My synesthesia made me feel like a freak. But if my son has inherited this neurological quirk, I hope he realizes what a gift it is.
By Alison Buckholtz
Illustration by Val Mina
Jan. 15, 2008 | It was a warm summer afternoon in our corner of the Pacific Northwest, and as I pushed my 4-year-old in the swing, we debated the color of the sun pulsing down on us. Is it yellow or gold, he wanted to know, or is it white, and if it is, why are the spots in front of your eyes pink if you stare at it too long?
"That's a lot of colors," I said, only half attentive to the conversation. "What other colors do you see?"
He thought for a second, as if deciding whether or not to tell me something. Then he said, "The letter E is purple."
In that moment my whole world contracted. I knew exactly what "The letter E is purple" meant. Because, for me, numbers have always had their own color -- not just the number itself (though that, too), but the very character of the number, its presence in the world, is a color. An obvious, intrinsic color. Five, for example, is orange. Two is yellow. Seven is green. It is as natural and unchangeable as the color of someone's skin.
Speaking of skin, people had colors, too. Not everyone. But many people did, whether I liked them or not, whether I knew them well or not. I didn't have to think about it; it was just so. As apparent to me as their eye color.

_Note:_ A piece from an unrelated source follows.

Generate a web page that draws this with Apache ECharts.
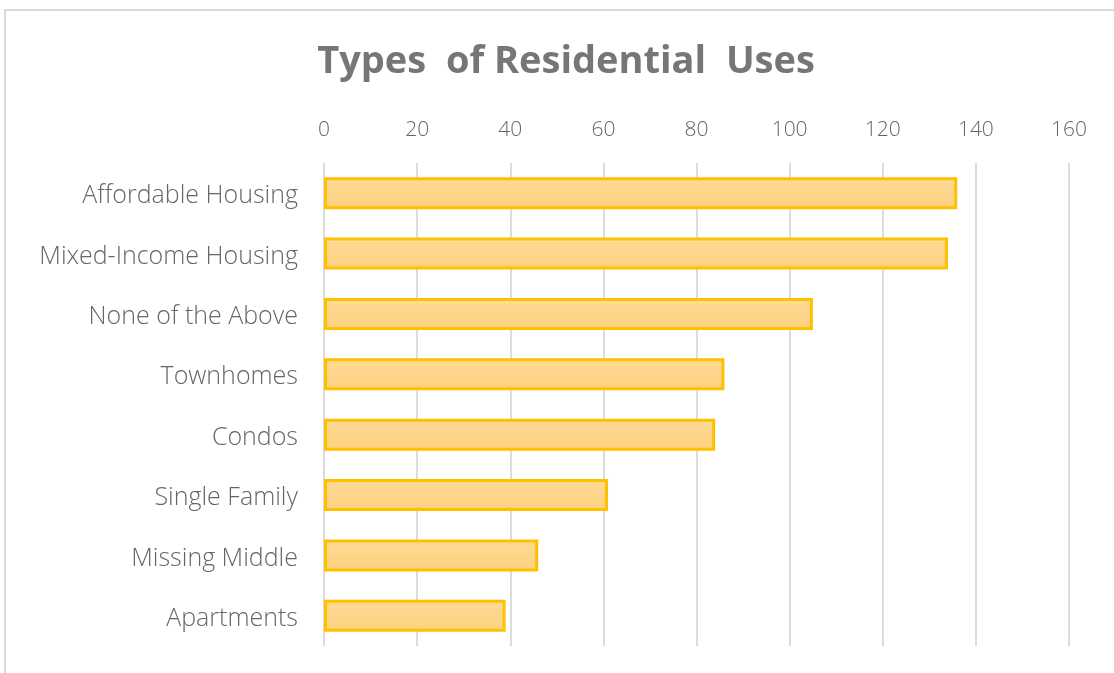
<!DOCTYPE html>
<html><head><meta charset="utf-8">
<script src="https://cdn.jsdelivr.net/npm/echarts@6/dist/echarts.min.js"></script>
<style>
html,body{margin:0;padding:0;background:#fff;}
#frame{position:absolute;left:4px;top:9px;width:1120px;height:680px;border-top:2px solid #d9d9d9;border-left:2px solid #d9d9d9;}
#c{position:absolute;left:0;top:0;width:1114px;height:673px;}
</style></head>
<body>
<div id="frame"></div>
<div id="c"></div>
<script>
const categories = ["Affordable Housing","Mixed-Income Housing","None of the Above","Townhomes","Condos","Single Family","Missing Middle","Apartments"];
const values = [136,134,105,86,84,61,46,39];
const chart = echarts.init(document.getElementById('c'));
chart.setOption({
  animation:false,
  title:{text:'Types  of Residential  Uses',left:561,top:38,textAlign:'center',
    textStyle:{fontFamily:'Open Sans',fontWeight:'bold',fontSize:38,color:'#767676'}},
  grid:{left:324,right:45,top:163,bottom:27},
  xAxis:{type:'value',position:'top',min:0,max:160,interval:20,
    axisLine:{show:false},axisTick:{show:false},
    axisLabel:{fontFamily:'Open Sans',fontSize:21,fontWeight:300,color:'#666',margin:22},
    splitLine:{lineStyle:{color:'#dcdcdc',width:2}}},
  yAxis:{type:'category',inverse:true,data:categories,
    axisLine:{show:false},axisTick:{show:false},
    axisLabel:{fontFamily:'Open Sans',fontSize:25,fontWeight:300,color:'#666',margin:26,lineHeight:30,verticalAlign:'top',padding:[-12,0,0,0]}},
  series:[{type:'bar',data:values,barCategoryGap:'47%',
    itemStyle:{borderColor:'#FFC000',borderWidth:3,
      color:{type:'linear',x:0,y:0,x2:0,y2:1,colorStops:[{offset:0,color:'#FFDB96'},{offset:1,color:'#FDD07E'}]}}}]
});
</script>
</body></html>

"The letter E is purple" meant that my son may have synesthesia. I've had it all my life, though I only found out a few years ago that it has a name, and that others have it, too.
Synesthesia is a neurological phenomenon in which activation of one sensory processing system (e.g., numbers or written language) leads to the automatic engagement of a second, distinct sensory processing system (e.g., color) to create a "crossed" sensory perception. For example, as in my case, numbers appear to have their own colors. Or, in other forms of synesthesia, sensory processing is "crossed" with emotion processing, imbuing letters, words, days of the week or months with their own personalities.There have been many hypotheses about the cause of synesthesia since it was first studied with any rigor in the late 1800s, and a recent article in Nature Neuroscience posits that it is caused by an increased connectivity between relevant brain regions. Put another way, connections that have, over time, been "pruned" in others remain in place for synesthetes, though the reason for this is unknown.
Though there's no one else in my immediate family with synesthesia, except for possibly my son, studies suggest a genetic basis; women and left-handers also tend to have it more. Other than being a possible distraction, synesthesia doesn't interfere with daily functioning and isn't considered a disorder -- synesthetes perform normally on standard neurological exams.
But that's where the certainties end. Estimates of prevalence are variable and shaky, from 1 in 200 to 1 in 100,000, though that same study in Nature Neuroscience suggests 2 in 100 people may have grapheme-color synesthesia, the version that causes my numbers to come alive. "Synesthesia is 'abnormal' only in being statistically rare," according to the abstract from a scientific article in the journal Psyche. "It is, in fact, a normal brain process that is prematurely displayed to consciousness in a minority of individuals."
"Minority" is the operative word here. In fact, the problem with statistics on synesthesia is that many people who have it don't report what they're seeing. The Victorian scientist Francis Galton, cousin of Charles Darwin, writes about this with great feeling in his charmingly titled article "The Visions of Sane Persons" (1881). As Galton and later generations of psychologists have emphasized, sometimes synesthetes who have grown up seeing colors don't even realize that what they're seeing is far from the norm. That's how it was for me. For years I never realized what I saw was different, and so I didn't mention my colors to anyone, including my parents.
There was no reason to, anyway. For much of my childhood, I enjoyed my synesthesia, playing with it as a kitten would bat around a ball of yarn. I'd mentally run through my numbers, one through 10, as if flipping through a paint deck that always landed on my favorite colors. I'd turn my eyes to a teacher halfway through class to bask in her lavender glow. I'd allow her color to soothe me for a few moments, then turn back to the assignment at hand.
As a teenager, it became apparent to me that what I was doing wasn't quite normal. I wasn't quite normal, either. No one else ever mentioned a lavender teacher. I'd heard about auras -- radiant light surrounding a person, somehow revealing or reflecting his or her soul -- and I figured the color I saw from certain people, or numbers, was an aura. Had I somehow gained access to a spiritual dimension?
But the only people I knew who believed in such things were hippies, New Age goofballs and other types who were decidedly marginal in my high-achieving Washington, D.C., suburb. There was no scientific basis, as far as I knew, for what was going on in my head. And in my family, as well as the families of my friends (whose parents worked at the National Institutes of Health, as my father did), science was practically a religion.